KOMPAS.com - Meski Kemendikbud mengambil kebijakan belajar dari rumah (BDR) selama pandemi Covid-19, guru tetap memegang peranan penting dalam proses pembelajaran. Malahan, akselarasi kompentensi guru dalam penguasaan teknologi perlu kian dikuatkan.
Tantangan mengintegrasikan teknologi dalam pembelajaran menjadi tema penting Temu Ilmiah Nasional Guru (TING) XII yang dilaksanakan Fakultas Keguruan dan Ilmu Pendidikan Universitas Terbuka (FKIP-UT), Sabtu-Minggu, 25-26 Juli 2020.
TING bertujuan menjadi wadah forum komunikasi ilmiah antara para pakar pendidikan, para guru, dan para pemerhati pendidikan, baik di Indonesia maupun di luar negeri dan tahun ini mengangkat tajuk “Membangun Masa Depan Bangsa melalui Merdeka Belajar di Era Digital”.
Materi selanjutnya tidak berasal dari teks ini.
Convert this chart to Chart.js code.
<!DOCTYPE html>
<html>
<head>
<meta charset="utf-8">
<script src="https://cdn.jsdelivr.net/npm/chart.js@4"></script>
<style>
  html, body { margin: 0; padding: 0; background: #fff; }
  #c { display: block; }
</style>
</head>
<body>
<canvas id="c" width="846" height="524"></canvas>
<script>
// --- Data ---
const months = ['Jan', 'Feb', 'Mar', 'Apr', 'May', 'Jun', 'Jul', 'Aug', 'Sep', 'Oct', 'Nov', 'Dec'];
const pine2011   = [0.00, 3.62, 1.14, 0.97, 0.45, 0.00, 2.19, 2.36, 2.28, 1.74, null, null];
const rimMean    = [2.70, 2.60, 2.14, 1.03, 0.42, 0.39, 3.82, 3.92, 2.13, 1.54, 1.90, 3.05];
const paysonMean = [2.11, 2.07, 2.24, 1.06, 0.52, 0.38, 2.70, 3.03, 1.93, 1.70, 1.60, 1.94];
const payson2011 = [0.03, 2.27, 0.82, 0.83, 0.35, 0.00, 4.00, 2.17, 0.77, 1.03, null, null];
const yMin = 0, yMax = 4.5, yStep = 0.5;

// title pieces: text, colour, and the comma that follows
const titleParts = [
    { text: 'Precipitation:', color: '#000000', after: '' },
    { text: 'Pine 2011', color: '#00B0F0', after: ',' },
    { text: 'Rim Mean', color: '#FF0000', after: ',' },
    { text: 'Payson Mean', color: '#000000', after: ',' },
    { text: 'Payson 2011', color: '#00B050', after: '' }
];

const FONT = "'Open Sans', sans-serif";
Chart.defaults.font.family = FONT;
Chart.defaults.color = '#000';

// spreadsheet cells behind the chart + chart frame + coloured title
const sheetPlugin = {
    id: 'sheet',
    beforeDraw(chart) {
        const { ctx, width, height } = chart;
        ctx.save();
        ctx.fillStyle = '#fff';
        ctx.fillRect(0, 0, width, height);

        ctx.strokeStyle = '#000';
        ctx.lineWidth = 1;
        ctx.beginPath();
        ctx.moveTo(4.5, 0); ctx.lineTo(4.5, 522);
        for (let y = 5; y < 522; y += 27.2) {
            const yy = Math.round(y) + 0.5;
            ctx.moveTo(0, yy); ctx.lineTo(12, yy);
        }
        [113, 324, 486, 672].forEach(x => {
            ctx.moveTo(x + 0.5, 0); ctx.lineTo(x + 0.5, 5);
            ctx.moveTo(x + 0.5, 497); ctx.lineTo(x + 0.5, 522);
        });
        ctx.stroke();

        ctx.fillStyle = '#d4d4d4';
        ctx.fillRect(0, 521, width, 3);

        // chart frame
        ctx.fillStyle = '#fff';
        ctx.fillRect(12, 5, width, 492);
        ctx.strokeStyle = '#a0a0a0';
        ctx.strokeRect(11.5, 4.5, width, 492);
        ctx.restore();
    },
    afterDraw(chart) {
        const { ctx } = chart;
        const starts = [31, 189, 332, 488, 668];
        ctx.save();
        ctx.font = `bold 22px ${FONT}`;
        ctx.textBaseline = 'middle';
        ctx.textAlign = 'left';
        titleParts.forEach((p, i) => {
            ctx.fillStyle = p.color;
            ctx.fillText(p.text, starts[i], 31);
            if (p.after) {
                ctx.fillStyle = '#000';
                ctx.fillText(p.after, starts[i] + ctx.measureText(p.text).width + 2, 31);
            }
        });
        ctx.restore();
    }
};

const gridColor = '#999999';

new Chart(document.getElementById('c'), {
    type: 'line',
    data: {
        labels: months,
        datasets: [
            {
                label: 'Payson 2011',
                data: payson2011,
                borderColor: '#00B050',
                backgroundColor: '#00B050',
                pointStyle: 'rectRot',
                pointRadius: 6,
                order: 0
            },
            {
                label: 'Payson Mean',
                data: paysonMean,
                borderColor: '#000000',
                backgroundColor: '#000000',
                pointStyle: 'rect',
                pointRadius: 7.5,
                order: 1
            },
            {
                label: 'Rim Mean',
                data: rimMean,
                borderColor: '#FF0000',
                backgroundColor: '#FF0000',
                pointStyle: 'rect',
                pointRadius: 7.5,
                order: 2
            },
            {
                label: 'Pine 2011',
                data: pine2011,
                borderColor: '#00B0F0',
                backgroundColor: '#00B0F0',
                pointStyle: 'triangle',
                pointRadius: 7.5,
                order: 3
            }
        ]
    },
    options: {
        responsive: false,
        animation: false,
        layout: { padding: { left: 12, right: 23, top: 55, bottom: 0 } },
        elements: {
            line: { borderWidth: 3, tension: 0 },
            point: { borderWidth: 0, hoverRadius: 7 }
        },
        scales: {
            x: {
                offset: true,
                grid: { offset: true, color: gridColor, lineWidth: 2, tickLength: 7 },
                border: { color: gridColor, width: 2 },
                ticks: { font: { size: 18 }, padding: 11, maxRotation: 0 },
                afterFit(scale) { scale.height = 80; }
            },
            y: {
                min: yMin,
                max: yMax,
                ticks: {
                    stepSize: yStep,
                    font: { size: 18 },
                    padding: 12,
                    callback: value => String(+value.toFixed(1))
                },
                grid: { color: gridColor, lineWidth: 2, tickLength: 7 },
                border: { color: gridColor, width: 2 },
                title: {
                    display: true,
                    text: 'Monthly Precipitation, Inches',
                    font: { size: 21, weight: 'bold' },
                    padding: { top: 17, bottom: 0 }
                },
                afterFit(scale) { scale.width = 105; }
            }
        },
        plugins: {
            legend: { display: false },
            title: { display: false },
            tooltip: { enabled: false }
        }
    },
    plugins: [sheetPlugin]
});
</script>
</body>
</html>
"TING XII terselenggara di tengah suasana pandemi Covid-19. Pandemi ini telah menimbulkan perubahan yang cukup fundamental dalam tatanan kehidupan, baik keseharian, kehidupan sosial maupun pola kerja dan komunikasi profesional," ujar Dekan FKIP-UT, Prof. Udan Kusmawan
Prof. Udan menambahkan, "kegiatan TING diharapkan dapat memberikan kontribusi terhadap peningkatan kompetensi dan profesionalisme para guru dalam situasi saat ini."
Baca juga: Mendikbud Nadiem Akui Sulitnya Proses Adaptasi Online Learning
Menanggapi data KPAI yang menyebutkan 75 persen siswa bosan dalam melaksanakan PJJ (Pembelajaran Jarak Jauh), Rektor UT Prof. Ojat Darojat menyampaikan pentingnya guru untuk menghadirkan pembelajaran inovatif dan kurikulum adaptif selama pandemi ini.
"Kenapa anak-anak bosan, karena mereka (para guru) belum memahami betul kriteria dan mutu bahan ajar secara online. Ini bukan soal mengambil bahan ajar dibiasa, dibuatkan PDF atau Power Point kemudian diunggah ke internet. Salah kaprah itu," tegas Prof. Ojat.
Prof. Ojat menjelaskan guru harus menguasai strategi pedagogi pengajaran secara online agar mampu melakukan interaksi selama PJJ.
"Misal, mengambil topik terkait dengan kehidupan siswa. Anak-anak yang hidup di tepi pantai mendapatkan materi bercocok tanam, mungkin hal ini tidak akan sesuai dengan minat mereka," kata Prof. Ojat menyontohkan.
Menurutnya, konten kurikulum harus adaptif disesuaikan dengan kebutuhan siswa.
"Yang terjadi saat ini, penggunaan Zoom atau Google Team sudah dianggap PJJ. Padahal itu hanya merupakan learning delivery dalam PJJ," ungkap Prof. Ojat.
Ia menegaskan yang terpenting dalam PJJ adalah menghadirkan interaksi pembelajaran yang didukung dengan LMS atau Learning Management System. LMS menyediakan materi pembelajaran hingga proses asesmen yang dapat dilakukan selama 24 jam.
"Metode realtime atau sinkronus akhirnya membuat siswa dan guru kembali terikat waktunya. Hal ini menjadi tidak luwes lagi, tidak fleksibel lagi," paparnya.
Dalam konsep PJJ, tambah Rektor UT, kurikulum juga harus disiapkan dan kompetensi yang harus dicapai siswa. "Ini harus perlu didesain berbeda. Buku pegangan siswa yang ada selama ini berbeda dengan materi PJJ. Bahan digital harus disiapkan berbeda," jelasnya.
Lebih jauh Prof. Ojat menyampaikan dalam kondisi PJJ tidak dapat dilaksanakan karena keterbatasan jaringan maupun infrastruktur, pembelajaran tetap dapat dilakukan melalui beragam alternatif lain.